Now, we’re asked to solve two problems of our own. To give us space to do this, let’s remove Anthony’s example. Our first calculation is an addition. We need to estimate the sum by rounding each number to the nearest multiple of 0.25. Again, we can sketch a number line, just like Anthony’s, to help us. The multiples of 0.25 are using larger notches and the smaller notches represent tenths. Now, we can round each of our decimals to the nearest multiple of 0.25. Firstly, 2.17. If this is where two is on our number line, then this small notch will be two and one-tenth or 2.1. And this second one must be 2.2. So we can say that 2.17 will be around about here on the number line. Which multiple of 0.25 is this nearest to? It’s nearest to 2.25. So the first number in our estimated calculation is going to be 2.25.

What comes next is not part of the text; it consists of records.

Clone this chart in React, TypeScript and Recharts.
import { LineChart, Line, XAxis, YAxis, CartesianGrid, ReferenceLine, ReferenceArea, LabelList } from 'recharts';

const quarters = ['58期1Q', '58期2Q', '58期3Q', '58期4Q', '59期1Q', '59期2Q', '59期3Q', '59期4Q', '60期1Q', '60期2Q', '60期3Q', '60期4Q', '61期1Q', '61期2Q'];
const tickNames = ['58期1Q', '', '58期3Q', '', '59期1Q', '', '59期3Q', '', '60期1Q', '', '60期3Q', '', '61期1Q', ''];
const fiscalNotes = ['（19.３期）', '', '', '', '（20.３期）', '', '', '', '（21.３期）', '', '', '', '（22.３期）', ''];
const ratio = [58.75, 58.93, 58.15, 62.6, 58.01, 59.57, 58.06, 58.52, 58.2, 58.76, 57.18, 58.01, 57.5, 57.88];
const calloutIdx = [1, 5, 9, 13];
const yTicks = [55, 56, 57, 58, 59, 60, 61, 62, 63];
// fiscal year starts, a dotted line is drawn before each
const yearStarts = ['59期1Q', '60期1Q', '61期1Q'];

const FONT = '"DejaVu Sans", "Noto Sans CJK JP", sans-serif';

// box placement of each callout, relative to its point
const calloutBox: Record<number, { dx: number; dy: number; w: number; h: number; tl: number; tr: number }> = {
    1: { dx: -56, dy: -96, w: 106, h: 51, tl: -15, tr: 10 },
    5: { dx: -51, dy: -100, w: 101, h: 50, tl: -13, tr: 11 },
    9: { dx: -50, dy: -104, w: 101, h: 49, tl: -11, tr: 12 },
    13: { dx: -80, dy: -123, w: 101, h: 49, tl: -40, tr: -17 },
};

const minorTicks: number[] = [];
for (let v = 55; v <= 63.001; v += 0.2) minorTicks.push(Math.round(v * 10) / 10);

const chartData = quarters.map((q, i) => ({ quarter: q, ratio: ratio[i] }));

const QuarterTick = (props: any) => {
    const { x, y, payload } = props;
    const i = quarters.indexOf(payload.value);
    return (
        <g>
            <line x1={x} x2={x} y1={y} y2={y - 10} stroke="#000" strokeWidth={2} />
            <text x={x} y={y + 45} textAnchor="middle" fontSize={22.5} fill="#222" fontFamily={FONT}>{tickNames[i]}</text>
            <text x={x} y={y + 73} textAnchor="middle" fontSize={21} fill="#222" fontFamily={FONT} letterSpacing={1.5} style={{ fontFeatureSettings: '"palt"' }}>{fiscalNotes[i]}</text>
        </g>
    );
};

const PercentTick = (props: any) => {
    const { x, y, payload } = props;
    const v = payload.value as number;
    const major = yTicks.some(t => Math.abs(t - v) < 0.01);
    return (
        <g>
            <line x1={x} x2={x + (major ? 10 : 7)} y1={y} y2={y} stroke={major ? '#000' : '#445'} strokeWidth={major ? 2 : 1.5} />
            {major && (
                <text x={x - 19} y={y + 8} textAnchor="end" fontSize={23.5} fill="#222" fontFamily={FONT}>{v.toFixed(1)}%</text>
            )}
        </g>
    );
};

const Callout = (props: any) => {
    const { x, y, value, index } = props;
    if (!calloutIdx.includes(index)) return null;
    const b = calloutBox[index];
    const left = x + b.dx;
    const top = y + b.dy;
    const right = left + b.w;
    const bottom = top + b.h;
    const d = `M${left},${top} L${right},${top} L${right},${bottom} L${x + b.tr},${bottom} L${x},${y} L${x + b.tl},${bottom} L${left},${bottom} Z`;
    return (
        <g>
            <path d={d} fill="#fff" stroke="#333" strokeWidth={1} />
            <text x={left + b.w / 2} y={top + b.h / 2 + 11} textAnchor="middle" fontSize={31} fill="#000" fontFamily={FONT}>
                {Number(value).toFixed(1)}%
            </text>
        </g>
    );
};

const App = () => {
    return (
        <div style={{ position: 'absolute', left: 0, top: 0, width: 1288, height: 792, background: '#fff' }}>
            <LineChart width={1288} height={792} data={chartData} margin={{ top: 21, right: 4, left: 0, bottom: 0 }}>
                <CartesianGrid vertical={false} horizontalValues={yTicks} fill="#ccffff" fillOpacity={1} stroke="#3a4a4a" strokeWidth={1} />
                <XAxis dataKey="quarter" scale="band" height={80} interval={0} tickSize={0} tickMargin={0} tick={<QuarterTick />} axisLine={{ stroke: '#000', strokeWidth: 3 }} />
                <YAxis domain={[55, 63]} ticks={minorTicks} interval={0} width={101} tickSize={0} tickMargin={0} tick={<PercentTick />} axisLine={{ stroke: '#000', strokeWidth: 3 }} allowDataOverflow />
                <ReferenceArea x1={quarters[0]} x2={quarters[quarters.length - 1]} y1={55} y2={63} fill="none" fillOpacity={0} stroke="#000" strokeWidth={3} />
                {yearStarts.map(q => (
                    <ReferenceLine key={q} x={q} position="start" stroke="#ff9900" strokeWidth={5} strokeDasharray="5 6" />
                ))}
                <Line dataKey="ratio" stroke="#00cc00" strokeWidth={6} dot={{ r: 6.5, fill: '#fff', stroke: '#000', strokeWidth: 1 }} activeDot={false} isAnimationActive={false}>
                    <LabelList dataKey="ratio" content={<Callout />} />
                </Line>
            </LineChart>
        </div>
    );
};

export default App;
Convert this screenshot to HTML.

But what number are we going to add to it? Let’s locate 1.89 in our number line. Here’s where 1.8 will be. And the second arrow represents 1.9. 1.89 is very, very close to 1.9, so we can draw this dot here. And we can see that the multiple of 0.25 that this is nearest to is the number two. So the second number in our estimation that we need to add is two. Notice how we write the digit two in the ones place. Now, just like Anthony did, we can find the estimate by adding these numbers quickly. 2.25 plus two equals 4.25. Our estimation for the answer to 2.17 plus 1.89 is 4.25.
In the second calculation, we need to find the difference between two numbers. But we still need to use the same rounding method. The first number in our subtraction is 4.69. 4.69 is only one hundredth away from 4.7. If we locate 4.7 on our number line, we can draw a circle. So we can say that the multiple of 0.25 that 4.69 is nearest to is 4.75. The first number in our estimation is going to be 4.75. But what number do we need to subtract?
This time, we need to locate 0.42 on a number line. 0.42 is two hundredths greater than 0.4. So if we find where 0.4 is in our number line, it will be just past that, perhaps about here. We can see that the nearest multiple of 0.25 to 0.42 is 0.5. We round the number up. The second number in our subtraction is 0.5. Now, we can find the difference by subtracting our two estimated numbers. In the hundredths place, we have five. And in our second number, we don’t have any hundredths. So we could actually put zero there as a placeholder. Five take away zero equals five. Seven-tenths take away five-tenths leaves us with two-tenths.
And before we subtract the ones digits, we need to remember we’re working with decimals here. So we need to include a decimal point in our answer. Four ones take away zero ones equals four. In this problem, we’ve estimated the sum and the difference of pairs of decimal numbers by rounding them to the nearest multiple of 0.25. Our estimate for the sum of 2.17 and 1.89 is 4.25. And our estimate for the difference between 4.69 and 0.42 is also 4.25.